S. Yerucham chronicles his experiences with sex, drugs, mental illness, globe-trotting, and spirituality in True Stories of the Philosophical Theater (2023). He worked on a ranch in Wyoming, which led to a meth-addled tour of the West; studied at ashrams in India, where he meditated and met the Dalai Lama; visited Israel to reconnect with his Orthodox Jewish roots. Our reviewer says the memoir “sometimes takes on a gonzo, hallucinatory quality worthy of Hunter S. Thompson (‘He gave his best performance as devil’s right-hand man with his odd attractive laugh, mad grin, and head with high bony cheeks mounted like an idol atop his skeletal body. Roasting in the heat, he looked as if he’d been hammered and bronzed in hell furnaces for centuries’). Going everywhere yet getting nowhere, Yerucham’s journey makes for a fascinating read.”
The Year of Mourning: A Jewish Journey (2023) guides mourners through their first year of loss. Editor Lisa D. Grant, the director of the New York rabbinical program of Hebrew Union College, cites materials from various sources, including songs and poems from lay liturgist and poet Alden Solovy, Hebrew poems by Zelda and Rivka Miriam, and writings from Rumi and e.e. cummings. Our reviewer says, “The themes explored in each unit, from pain and brokenness to acceptance and gratitude, have the potential to engage other audiences” and notes the guide is a “welcome resource for making the journey through loss.”
The Jewish Hungarian parents of author Janet Horvath, a cellist, didn’t talk much about how they survived the Holocaust. In The Cello Still Sings: A Generational Story of the Holocaust and of the Transformative Power of Music (2023), Horvath writes about caring for her elderly parents and making an incredible, late-in-life discovery. In 1948, her father, also a cellist, played in an orchestra of Holocaust survivors in Landsberg, Germany, conducted by Leonard Bernstein. “Horvath’s prose is lyrical (‘Consider a time when hell was on earth, when hands accustomed to a musician’s bow, a writer’s pen, a doctor’s scalpel, a painter’s brush, a tailor’s needle, wielded shovelfuls of rocks, limestone, or human remains’) and brutally honest as she explores how trauma leads to complex dynamics,” says our reviewer. “In a world in which antisemitism is on the rise, Horvath’s story—equal parts disturbing and inspiring—is necessary and timely reading.”

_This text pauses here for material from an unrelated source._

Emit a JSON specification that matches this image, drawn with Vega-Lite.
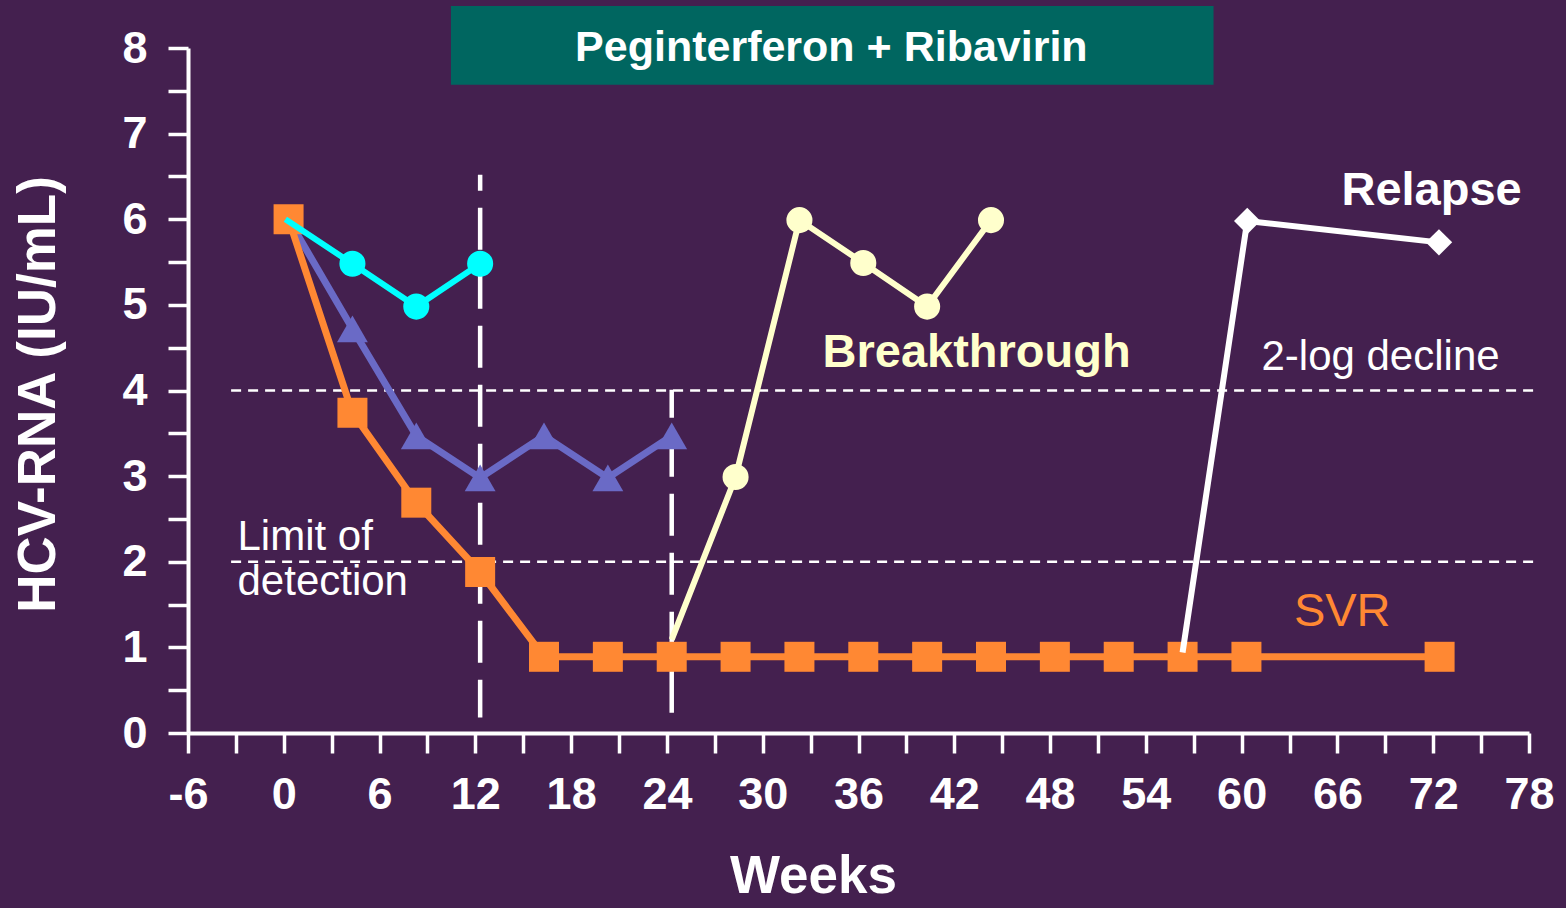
{
  "$schema": "https://vega.github.io/schema/vega-lite/v6.json",
  "width": 1341,
  "height": 685,
  "autosize": {"type": "none"},
  "padding": {"left": 188, "top": 48, "right": 37, "bottom": 175},
  "background": "#44204F",
  "config": {
    "view": {"stroke": null},
    "font": "Liberation Sans",
    "axis": {
      "grid": false,
      "domainColor": "#FFFFFF",
      "domainWidth": 4,
      "tickColor": "#FFFFFF",
      "tickWidth": 3.5,
      "tickSize": 20,
      "labelColor": "#FFFFFF",
      "labelFont": "Liberation Sans",
      "labelFontWeight": "bold",
      "labelFontSize": 45,
      "labelFlush": false,
      "labelOverlap": false,
      "labelBound": false,
      "titleColor": "#FFFFFF",
      "titleFont": "Liberation Sans",
      "titleFontWeight": "bold",
      "titleFontSize": 53
    }
  },
  "datasets": {
    "series": [
      {"series": "SVR", "week": 0.3, "log": 6.0, "marker": true},
      {"series": "SVR", "week": 4.3, "log": 3.74, "marker": true},
      {"series": "SVR", "week": 8.3, "log": 2.69, "marker": true},
      {"series": "SVR", "week": 12.3, "log": 1.88, "marker": true},
      {"series": "SVR", "week": 16.3, "log": 0.89, "marker": true},
      {"series": "SVR", "week": 20.3, "log": 0.89, "marker": true},
      {"series": "SVR", "week": 24.3, "log": 0.89, "marker": true},
      {"series": "SVR", "week": 28.3, "log": 0.89, "marker": true},
      {"series": "SVR", "week": 32.3, "log": 0.89, "marker": true},
      {"series": "SVR", "week": 36.3, "log": 0.89, "marker": true},
      {"series": "SVR", "week": 40.3, "log": 0.89, "marker": true},
      {"series": "SVR", "week": 44.3, "log": 0.89, "marker": true},
      {"series": "SVR", "week": 48.3, "log": 0.89, "marker": true},
      {"series": "SVR", "week": 52.3, "log": 0.89, "marker": true},
      {"series": "SVR", "week": 56.3, "log": 0.89, "marker": true},
      {"series": "SVR", "week": 60.3, "log": 0.89, "marker": true},
      {"series": "SVR", "week": 72.4, "log": 0.89, "marker": true},
      {"series": "Partial", "week": 0.3, "log": 6.0, "marker": false},
      {"series": "Partial", "week": 4.3, "log": 4.72, "marker": true},
      {"series": "Partial", "week": 8.3, "log": 3.47, "marker": true},
      {"series": "Partial", "week": 12.3, "log": 2.98, "marker": true},
      {"series": "Partial", "week": 16.3, "log": 3.47, "marker": true},
      {"series": "Partial", "week": 20.3, "log": 2.98, "marker": true},
      {"series": "Partial", "week": 24.3, "log": 3.47, "marker": true},
      {"series": "Null", "week": 0.1, "log": 6.0, "marker": false},
      {"series": "Null", "week": 4.3, "log": 5.48, "marker": true},
      {"series": "Null", "week": 8.3, "log": 4.98, "marker": true},
      {"series": "Null", "week": 12.3, "log": 5.48, "marker": true},
      {"series": "Breakthrough", "week": 24.3, "log": 1.09, "marker": false},
      {"series": "Breakthrough", "week": 28.3, "log": 2.99, "marker": true},
      {"series": "Breakthrough", "week": 32.3, "log": 5.99, "marker": true},
      {"series": "Breakthrough", "week": 36.3, "log": 5.49, "marker": true},
      {"series": "Breakthrough", "week": 40.3, "log": 4.98, "marker": true},
      {"series": "Breakthrough", "week": 44.3, "log": 5.99, "marker": true},
      {"series": "Relapse", "week": 56.3, "log": 0.94, "marker": false},
      {"series": "Relapse", "week": 60.35, "log": 5.98, "marker": true},
      {"series": "Relapse", "week": 72.36, "log": 5.73, "marker": true}
    ]
  },
  "layer": [
    {
      "data": {"values": [{"x1": 10.47, "x2": 58.24, "y1": 8.49, "y2": 7.57}]},
      "mark": {"type": "rect", "color": "#006660"},
      "encoding": {
        "x": {"field": "x1", "type": "quantitative", "scale": {"domain": [-6, 78], "nice": false, "zero": false},
          "axis": {
            "values": [-6, -3, 0, 3, 6, 9, 12, 15, 18, 21, 24, 27, 30, 33, 36, 39, 42, 45, 48, 51, 54, 57, 60, 63, 66, 69, 72, 75, 78],
            "labelExpr": "datum.value % 6 === 0 ? '' + datum.value : ''",
            "labelPadding": 19,
            "title": "Weeks",
            "titleX": 625,
            "titleY": 159,
            "titleAlign": "center",
            "titleBaseline": "alphabetic"
          }},
        "x2": {"field": "x2"},
        "y": {"field": "y1", "type": "quantitative", "scale": {"domain": [0, 8], "nice": false, "zero": false},
          "axis": {
            "values": [0, 0.5, 1, 1.5, 2, 2.5, 3, 3.5, 4, 4.5, 5, 5.5, 6, 6.5, 7, 7.5, 8],
            "labelExpr": "datum.value % 1 === 0 ? '' + datum.value : ''",
            "labelPadding": 21,
            "title": "HCV-RNA (IU/mL)",
            "titleX": -134,
            "titleY": 346,
            "titleAngle": -90,
            "titleAlign": "center",
            "titleBaseline": "alphabetic"
          }},
        "y2": {"field": "y2"}
      }
    },
    {
      "data": {"values": [{"label": "Peginterferon + Ribavirin", "week": 34.3, "log": 7.85}]},
      "mark": {"type": "text", "color": "#FFFFFF", "fontSize": 43, "fontWeight": "bold", "align": "center", "baseline": "alphabetic"},
      "encoding": {
        "x": {"field": "week", "type": "quantitative"},
        "y": {"field": "log", "type": "quantitative"},
        "text": {"field": "label"}
      }
    },
    {
      "data": {"values": [{"log": 4, "from": -3.3, "to": 78.4}, {"log": 2, "from": -3.3, "to": 78.4}]},
      "mark": {"type": "rule", "color": "#FFFFFF", "strokeWidth": 2.5, "strokeDash": [10, 7]},
      "encoding": {
        "y": {"field": "log", "type": "quantitative"},
        "x": {"field": "from", "type": "quantitative"},
        "x2": {"field": "to"}
      }
    },
    {
      "data": {"values": [{"week": 12.3, "top": 6.52, "bottom": 0.18}]},
      "mark": {"type": "rule", "color": "#FFFFFF", "strokeWidth": 4.5, "strokeDash": [42, 17], "strokeDashOffset": 26},
      "encoding": {
        "x": {"field": "week", "type": "quantitative"},
        "y": {"field": "top", "type": "quantitative"},
        "y2": {"field": "bottom"}
      }
    },
    {
      "data": {"values": [{"week": 24.3, "top": 4.01, "bottom": 0.21}]},
      "mark": {"type": "rule", "color": "#FFFFFF", "strokeWidth": 4.5, "strokeDash": [42, 17], "strokeDashOffset": 14},
      "encoding": {
        "x": {"field": "week", "type": "quantitative"},
        "y": {"field": "top", "type": "quantitative"},
        "y2": {"field": "bottom"}
      }
    },
    {
      "data": {"name": "series"},
      "transform": [{"filter": "datum.series === 'Partial'"}],
      "mark": {"type": "line", "color": "#6A6AC6", "strokeWidth": 7},
      "encoding": {"x": {"field": "week", "type": "quantitative"}, "y": {"field": "log", "type": "quantitative"}}
    },
    {
      "data": {"name": "series"},
      "transform": [{"filter": "datum.series === 'Partial' && datum.marker"}],
      "mark": {"type": "point", "shape": "triangle-up", "filled": true, "opacity": 1, "color": "#6A6AC6", "size": 950},
      "encoding": {"x": {"field": "week", "type": "quantitative"}, "y": {"field": "log", "type": "quantitative"}}
    },
    {
      "data": {"name": "series"},
      "transform": [{"filter": "datum.series === 'SVR'"}],
      "mark": {"type": "line", "color": "#FF8833", "strokeWidth": 7},
      "encoding": {"x": {"field": "week", "type": "quantitative"}, "y": {"field": "log", "type": "quantitative"}}
    },
    {
      "data": {"name": "series"},
      "transform": [{"filter": "datum.series === 'SVR' && datum.marker"}],
      "mark": {"type": "point", "shape": "square", "filled": true, "opacity": 1, "color": "#FF8833", "size": 900},
      "encoding": {"x": {"field": "week", "type": "quantitative"}, "y": {"field": "log", "type": "quantitative"}}
    },
    {
      "data": {"name": "series"},
      "transform": [{"filter": "datum.series === 'Null'"}],
      "mark": {"type": "line", "color": "#00FFFF", "strokeWidth": 6},
      "encoding": {"x": {"field": "week", "type": "quantitative"}, "y": {"field": "log", "type": "quantitative"}}
    },
    {
      "data": {"name": "series"},
      "transform": [{"filter": "datum.series === 'Null' && datum.marker"}],
      "mark": {"type": "point", "shape": "circle", "filled": true, "opacity": 1, "color": "#00FFFF", "size": 680},
      "encoding": {"x": {"field": "week", "type": "quantitative"}, "y": {"field": "log", "type": "quantitative"}}
    },
    {
      "data": {"name": "series"},
      "transform": [{"filter": "datum.series === 'Breakthrough'"}],
      "mark": {"type": "line", "color": "#FFFFCC", "strokeWidth": 6},
      "encoding": {"x": {"field": "week", "type": "quantitative"}, "y": {"field": "log", "type": "quantitative"}}
    },
    {
      "data": {"name": "series"},
      "transform": [{"filter": "datum.series === 'Breakthrough' && datum.marker"}],
      "mark": {"type": "point", "shape": "circle", "filled": true, "opacity": 1, "color": "#FFFFCC", "size": 680},
      "encoding": {"x": {"field": "week", "type": "quantitative"}, "y": {"field": "log", "type": "quantitative"}}
    },
    {
      "data": {"name": "series"},
      "transform": [{"filter": "datum.series === 'Relapse'"}],
      "mark": {"type": "line", "color": "#FFFFFF", "strokeWidth": 6},
      "encoding": {"x": {"field": "week", "type": "quantitative"}, "y": {"field": "log", "type": "quantitative"}}
    },
    {
      "data": {"name": "series"},
      "transform": [{"filter": "datum.series === 'Relapse' && datum.marker"}],
      "mark": {"type": "point", "shape": "diamond", "filled": true, "opacity": 1, "color": "#FFFFFF", "size": 700},
      "encoding": {"x": {"field": "week", "type": "quantitative"}, "y": {"field": "log", "type": "quantitative"}}
    },
    {
      "data": {"values": [{"label": "Relapse", "week": 71.9, "log": 6.17}]},
      "mark": {"type": "text", "color": "#FFFFFF", "fontSize": 47, "fontWeight": "bold", "align": "center", "baseline": "alphabetic"},
      "encoding": {"x": {"field": "week", "type": "quantitative"}, "y": {"field": "log", "type": "quantitative"}, "text": {"field": "label"}}
    },
    {
      "data": {"values": [{"label": "Breakthrough", "week": 43.4, "log": 4.28}]},
      "mark": {"type": "text", "color": "#FFFFCC", "fontSize": 47, "fontWeight": "bold", "align": "center", "baseline": "alphabetic"},
      "encoding": {"x": {"field": "week", "type": "quantitative"}, "y": {"field": "log", "type": "quantitative"}, "text": {"field": "label"}}
    },
    {
      "data": {"values": [{"label": "2-log decline", "week": 68.7, "log": 4.24}]},
      "mark": {"type": "text", "color": "#FFFFFF", "fontSize": 42, "align": "center", "baseline": "alphabetic"},
      "encoding": {"x": {"field": "week", "type": "quantitative"}, "y": {"field": "log", "type": "quantitative"}, "text": {"field": "label"}}
    },
    {
      "data": {"values": [{"label": "Limit of", "week": -2.9, "log": 2.14}, {"label": "detection", "week": -2.9, "log": 1.61}]},
      "mark": {"type": "text", "color": "#FFFFFF", "fontSize": 42, "align": "left", "baseline": "alphabetic"},
      "encoding": {"x": {"field": "week", "type": "quantitative"}, "y": {"field": "log", "type": "quantitative"}, "text": {"field": "label"}}
    },
    {
      "data": {"values": [{"label": "SVR", "week": 66.3, "log": 1.25}]},
      "mark": {"type": "text", "color": "#FF8833", "fontSize": 47, "align": "center", "baseline": "alphabetic"},
      "encoding": {"x": {"field": "week", "type": "quantitative"}, "y": {"field": "log", "type": "quantitative"}, "text": {"field": "label"}}
    }
  ]
}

David Michael Slater’s YA novel The Vanishing (2022) tells the story of young Sophie Siegel living in a small German town in 1940. Nazis break into her home and murder her family, but when they find her hiding spot, they can’t see her. While being invisible doesn’t make her invincible, it does allow her the freedom to move about and organize a resistance. Our review calls The Vanishing a “tense and spellbindingly gripping fantasy meditation on the horrors of the Holocaust.”
Karen Schechner is the president of Kirkus Indie.